The Falkland Islands, Gibraltar and Britain’s other Overseas Territories should be given a seat in the Commons, UK Independent Party MEP Nigel Farage said on Tuesday. The UKIP leader claims their voices are dangerously ‘muted’ in Britain and they should be allowed to elect their own ‘MP for the Territories’, following on the French experience.
Member of the European Parliament Farage pointed to France, which reserves seats in both of its houses of Parliament for dependencies including Reunion, Guadeloupe and French Polynesia. Likewise last year France elected its first MP for Britain because London has so many French expatriates.
Both Gibraltar and the Falklands have ‘big neighbors behaving with increasing belligerence’, Mr Farage said. ‘The voice of these lands, however, is muted in London. They have shown us loyalty: isn’t it about time we reciprocated?’
There are 14 overseas territories, parts of the former British Empire that “have not acquired independence or have voted to stay British”. Collectively, the territories have a population of 260,000 people and a land area of approximately 667,000 square miles.
“Let us copy the French. Give the Crown dependencies a House of Commons seat, so that their voice can be heard in the chamber and at the top table of British politics”, insisted MEP Farage.
The current minister responsible for the British Territories is Mark Simmonds, of the Foreign Office.
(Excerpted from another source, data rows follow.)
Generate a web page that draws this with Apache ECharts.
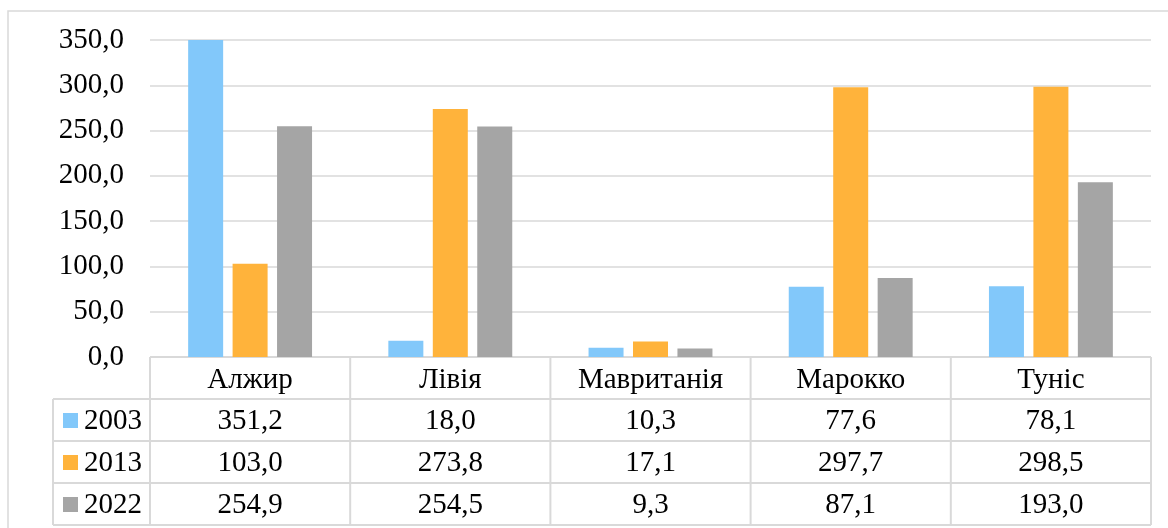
<!DOCTYPE html>
<html>
<head>
<meta charset="utf-8">
<script src="https://cdn.jsdelivr.net/npm/echarts@6/dist/echarts.min.js"></script>
<style>
  html, body { margin: 0; padding: 0; background: #fff; }
  #chart { width: 1168px; height: 528px; }
</style>
</head>
<body>
<div id="chart"></div>
<script>
const countries = ['Алжир', 'Лівія', 'Мавританія', 'Марокко', 'Туніс']
const years = ['2003', '2013', '2022']
const values2003 = [351.2, 18.0, 10.3, 77.6, 78.1]
const values2013 = [103.0, 273.8, 17.1, 297.7, 298.5]
const values2022 = [254.9, 254.5, 9.3, 87.1, 193.0]
const colors = ['#82C8FA', '#FFB33B', '#A5A5A5']

const seriesValues = [values2003, values2013, values2022]
const fontFamily = '"Liberation Serif", "Times New Roman", serif'
const fontSize = 29
const lineColor = '#d9d9d9'
const fmt = v => v.toFixed(1).replace('.', ',')

// grid position (px)
const gridLeft = 150, gridRight = 17, gridTop = 40, gridBottom = 171
const rowH = 42, legendLeft = 53

const chart = echarts.init(document.getElementById('chart'))

const option = {
  backgroundColor: '#fff',
  animation: false,
  grid: { left: gridLeft, right: gridRight, top: gridTop, bottom: gridBottom },
  xAxis: {
    type: 'category',
    data: countries,
    axisLine: { show: false },
    axisTick: { show: false },
    axisLabel: { show: false }
  },
  yAxis: {
    type: 'value',
    min: 0,
    max: 350,
    interval: 50,
    axisLine: { show: false },
    axisTick: { show: false },
    axisLabel: {
      formatter: v => fmt(v),
      fontFamily: fontFamily,
      fontSize: fontSize,
      color: '#000',
      margin: 26
    },
    splitLine: { lineStyle: { color: lineColor, width: 1.5 } }
  },
  series: years.map((y, i) => ({
    name: y,
    type: 'bar',
    data: seriesValues[i],
    barWidth: 35,
    barGap: '27%',
    itemStyle: { color: colors[i] }
  }))
}
chart.setOption(option)

// data table under the plot, built from the same arrays
function buildTable() {
  const width = 1168, height = 528
  const top = height - gridBottom
  const right = width - gridRight
  const colW = (right - gridLeft) / countries.length
  const els = []
  const line = (x1, y1, x2, y2) => els.push({
    type: 'line',
    shape: { x1, y1, x2, y2 },
    style: { stroke: lineColor, lineWidth: 2 }
  })
  const text = (x, y, t) => els.push({
    type: 'text',
    x, y,
    style: { text: t, fontFamily, fontSize, fill: '#000', align: 'center', verticalAlign: 'middle' }
  })

  // horizontal lines
  line(gridLeft, top, right, top)
  for (let r = 1; r <= 4; r++) line(legendLeft, top + r * rowH, right, top + r * rowH)
  // vertical lines
  line(legendLeft, top + rowH, legendLeft, top + 4 * rowH)
  for (let c = 0; c <= countries.length; c++) {
    const x = gridLeft + c * colW
    line(x, top, x, top + 4 * rowH)
  }

  countries.forEach((name, c) => {
    const cx = chart.convertToPixel({ xAxisIndex: 0 }, name)
    text(cx, top + rowH / 2 + 2, name)
    seriesValues.forEach((vals, r) => {
      text(cx, top + (r + 1.5) * rowH + 1, fmt(vals[c]))
    })
  })

  years.forEach((y, r) => {
    const cy = top + (r + 1.5) * rowH
    els.push({
      type: 'rect',
      shape: { x: 63, y: cy - 7, width: 15, height: 15 },
      style: { fill: colors[r] }
    })
    els.push({
      type: 'text',
      x: 84, y: cy + 1,
      style: { text: y, fontFamily, fontSize, fill: '#000', align: 'left', verticalAlign: 'middle' }
    })
  })

  // outer chart border
  els.push({
    type: 'rect',
    shape: { x: 8, y: 11, width: 1180, height: 540 },
    style: { fill: null, stroke: lineColor, lineWidth: 1.5 },
    z: -1
  })
  return els
}

chart.setOption({ graphic: buildTable() })
</script>
</body>
</html>
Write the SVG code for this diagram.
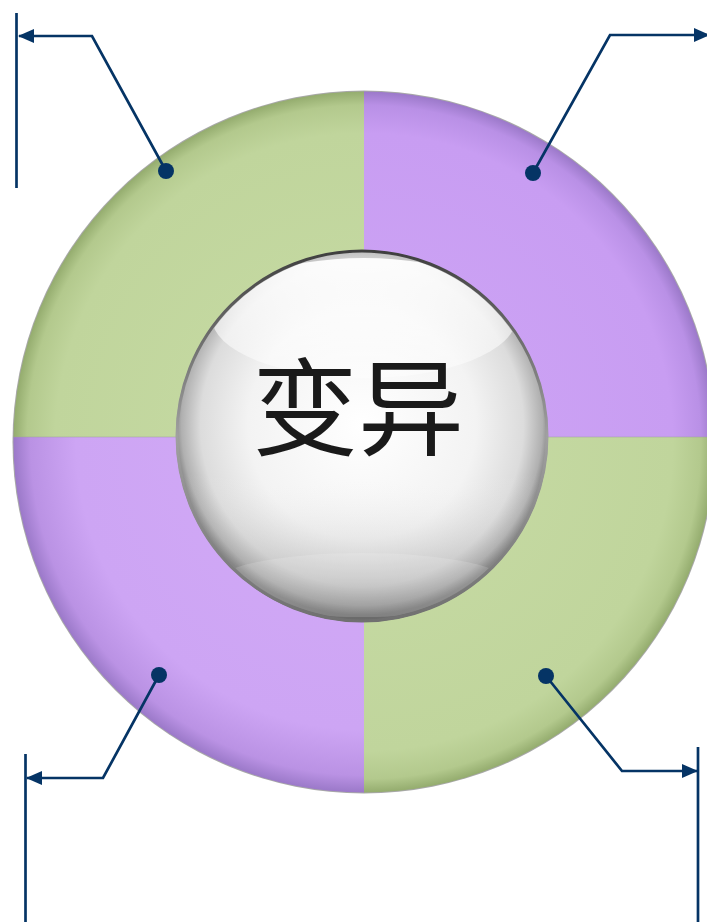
<svg xmlns="http://www.w3.org/2000/svg" width="707" height="922" viewBox="0 0 707 922">
<style>
.conn{fill:none;stroke:#053465;stroke-width:2.7;stroke-linejoin:miter}
.bar{stroke:#053465;stroke-width:2.7}
.dot{fill:#053465}
.arr{fill:#053465}
.lbl{font-family:"Noto Sans CJK SC","Noto Sans CJK TC",sans-serif;font-size:106px;fill:#1a1a1a;text-anchor:middle}
</style>
<defs>
<radialGradient id="gGreen" gradientUnits="userSpaceOnUse" cx="364" cy="442" r="351">
<stop offset="0" stop-color="#c8dca6"/>
<stop offset="0.88" stop-color="#c0d59c"/>
<stop offset="0.96" stop-color="#b3c98d"/>
<stop offset="1" stop-color="#93ab6d"/>
</radialGradient>
<radialGradient id="gPurple" gradientUnits="userSpaceOnUse" cx="364" cy="442" r="351">
<stop offset="0" stop-color="#cfa6f6"/>
<stop offset="0.88" stop-color="#c89df2"/>
<stop offset="0.96" stop-color="#b990e6"/>
<stop offset="1" stop-color="#9a78c8"/>
</radialGradient>
<radialGradient id="gPurple2" gradientUnits="userSpaceOnUse" cx="364" cy="442" r="351">
<stop offset="0" stop-color="#d3aaf7"/>
<stop offset="0.82" stop-color="#cda5f4"/>
<stop offset="0.95" stop-color="#ba92e4"/>
<stop offset="1" stop-color="#9a78c8"/>
</radialGradient>
<radialGradient id="gSphere" gradientUnits="userSpaceOnUse" cx="362" cy="425" r="190">
<stop offset="0" stop-color="#ffffff"/>
<stop offset="0.6" stop-color="#f3f3f3"/>
<stop offset="0.85" stop-color="#dcdcdc"/>
<stop offset="0.95" stop-color="#b0b0b0"/>
<stop offset="1" stop-color="#777777"/>
</radialGradient>
<linearGradient id="gShade" x1="0" y1="0" x2="0" y2="1">
<stop offset="0" stop-color="#ffffff" stop-opacity="0"/>
<stop offset="0.6" stop-color="#ffffff" stop-opacity="0"/>
<stop offset="0.88" stop-color="#9a9a9a" stop-opacity="0.35"/>
<stop offset="1" stop-color="#5a5a5a" stop-opacity="0.55"/>
</linearGradient>
<linearGradient id="gRim" x1="0" y1="0" x2="0" y2="1">
<stop offset="0" stop-color="#3f3f3f"/>
<stop offset="0.5" stop-color="#a0a0a0"/>
<stop offset="1" stop-color="#707070"/>
</linearGradient>
<linearGradient id="gHi" x1="0" y1="0" x2="0" y2="1">
<stop offset="0" stop-color="#ffffff" stop-opacity="0.95"/>
<stop offset="1" stop-color="#ffffff" stop-opacity="0.4"/>
</linearGradient>
<clipPath id="cTL"><rect x="0" y="0" width="364" height="437"/></clipPath>
<clipPath id="cTR"><rect x="364" y="0" width="400" height="437"/></clipPath>
<clipPath id="cBL"><rect x="0" y="437" width="364" height="500"/></clipPath>
<clipPath id="cBR"><rect x="364" y="437" width="400" height="500"/></clipPath>
<clipPath id="cSph"><circle cx="362" cy="436" r="183"/></clipPath>
<marker id="ah" viewBox="0 0 16 14" refX="15" refY="7" markerWidth="16" markerHeight="14" markerUnits="userSpaceOnUse" orient="auto">
<path d="M0,0 L16,7 L0,14 Z" class="arr"/>
</marker>
</defs>
<rect width="707" height="922" fill="#ffffff"/>
<g id="ring">
<circle cx="364" cy="442" r="351.5" fill="#a8a8a8"/>
<g id="q-top-left"><circle cx="364" cy="442" r="350.5" fill="url(#gGreen)" clip-path="url(#cTL)"/></g>
<g id="q-top-right"><circle cx="364" cy="442" r="350.5" fill="url(#gPurple)" clip-path="url(#cTR)"/></g>
<g id="q-bottom-left"><circle cx="364" cy="442" r="350.5" fill="url(#gPurple2)" clip-path="url(#cBL)"/></g>
<g id="q-bottom-right"><circle cx="364" cy="442" r="350.5" fill="url(#gGreen)" clip-path="url(#cBR)"/></g>
<line x1="13" y1="437" x2="715" y2="437" stroke="#a0a0a0" stroke-width="1" opacity="0.5"/>
</g>
<g id="center">
<circle cx="362" cy="436" r="186" fill="url(#gSphere)"/>
<circle cx="362" cy="436" r="186" fill="url(#gShade)"/>
<g clip-path="url(#cSph)">
<ellipse cx="362" cy="585" rx="150" ry="32" fill="#ffffff" opacity="0.15"/>
<ellipse cx="364" cy="318" rx="152" ry="60" fill="url(#gHi)"/>
</g>
<circle cx="362" cy="436" r="185" fill="none" stroke="url(#gRim)" stroke-width="3"/>
<text class="lbl" x="358" y="447">变异</text>
</g>
<g id="connectors">
<g id="c-top-left">
<line class="bar" x1="16.5" y1="13" x2="16.5" y2="188"/>
<polyline class="conn" points="166,171 92,36 19,36" marker-end="url(#ah)"/>
<circle class="dot" cx="166" cy="171" r="8"/>
</g>
<g id="c-top-right">
<polyline class="conn" points="533,173 610,35 709,35" marker-end="url(#ah)"/>
<circle class="dot" cx="533" cy="173" r="8"/>
</g>
<g id="c-bottom-left">
<line class="bar" x1="25.5" y1="754" x2="25.5" y2="922"/>
<polyline class="conn" points="159,675 103,778 27,778" marker-end="url(#ah)"/>
<circle class="dot" cx="159" cy="675" r="8"/>
</g>
<g id="c-bottom-right">
<line class="bar" x1="698" y1="747" x2="698" y2="922"/>
<polyline class="conn" points="546,676 622,771 697,771" marker-end="url(#ah)"/>
<circle class="dot" cx="546" cy="676" r="8"/>
</g>
</g>
</svg>
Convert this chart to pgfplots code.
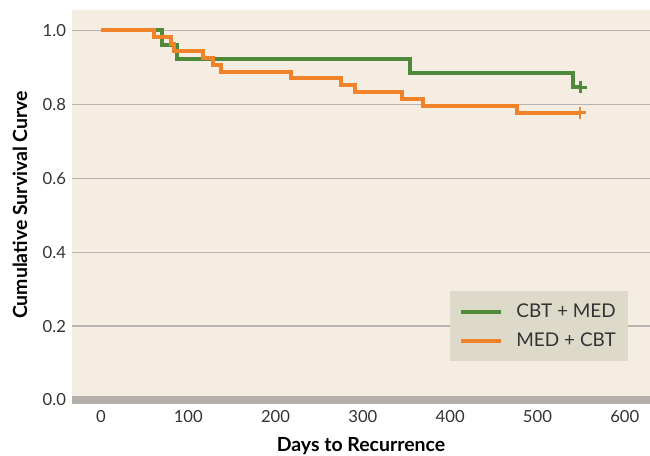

Gibraltar, however, is the responsibility of the Minister for Europe David Lidington, while the Falklands are the responsibility of Hugo Swire, another Foreign Office minister.
But MEP Farage said that the French National Assembly had 27 seats reserved for its overseas dependencies, with 21 representatives in its other legislative house, the Senate. He suggests one ‘MP for the territories’ should represent all of Britain’s overseas territories.
‘Before anybody says that the combined population for these territories would make this difficult we must remember that the old Western Islands seat now called ‘a h-Eileanan an Iar’, has a population of less than Gibraltar alone,’ the UKIP leader insisted.
MEP Farage then pointed to an unhappy historic precedent: when Malta was declined three MPs in the House of Commons and went on to break away from Britain.
“Before Malta became independent it was offered full integration with the UK, including three MPs. A referendum was held in 1956 on the island and 77% voted in favor of the proposal”, he said. “Sadly the turnout was only 60% - how we long for turnouts of 60% today - and under the rules of the time the result was regarded as void”.
“Britain rejected the result, Malta didn’t get the MPs, slowly the path was set and its government became increasingly anti British, setting up deals with Gaddafi and becoming a republic”.
“If the UK had had the wit at the time to accept that referendum, welcome Maltese MPs and integrate fully Malta would be a contented part of the UK. So let us take up the challenge, and welcome those far-flung parts of the Queen’s territories as full members of our family”, concluded MEP Farage.
Farage is leader of the UKIP since 2010, having held that position from September 2006 to November 2009. Since 1999, he has been a Member of the European Parliament for South East England and co-chairs the Europe of Freedom and Democracy group. He abandoned the Conservative Party in 1992 after the signing of the Maastricht Treaty.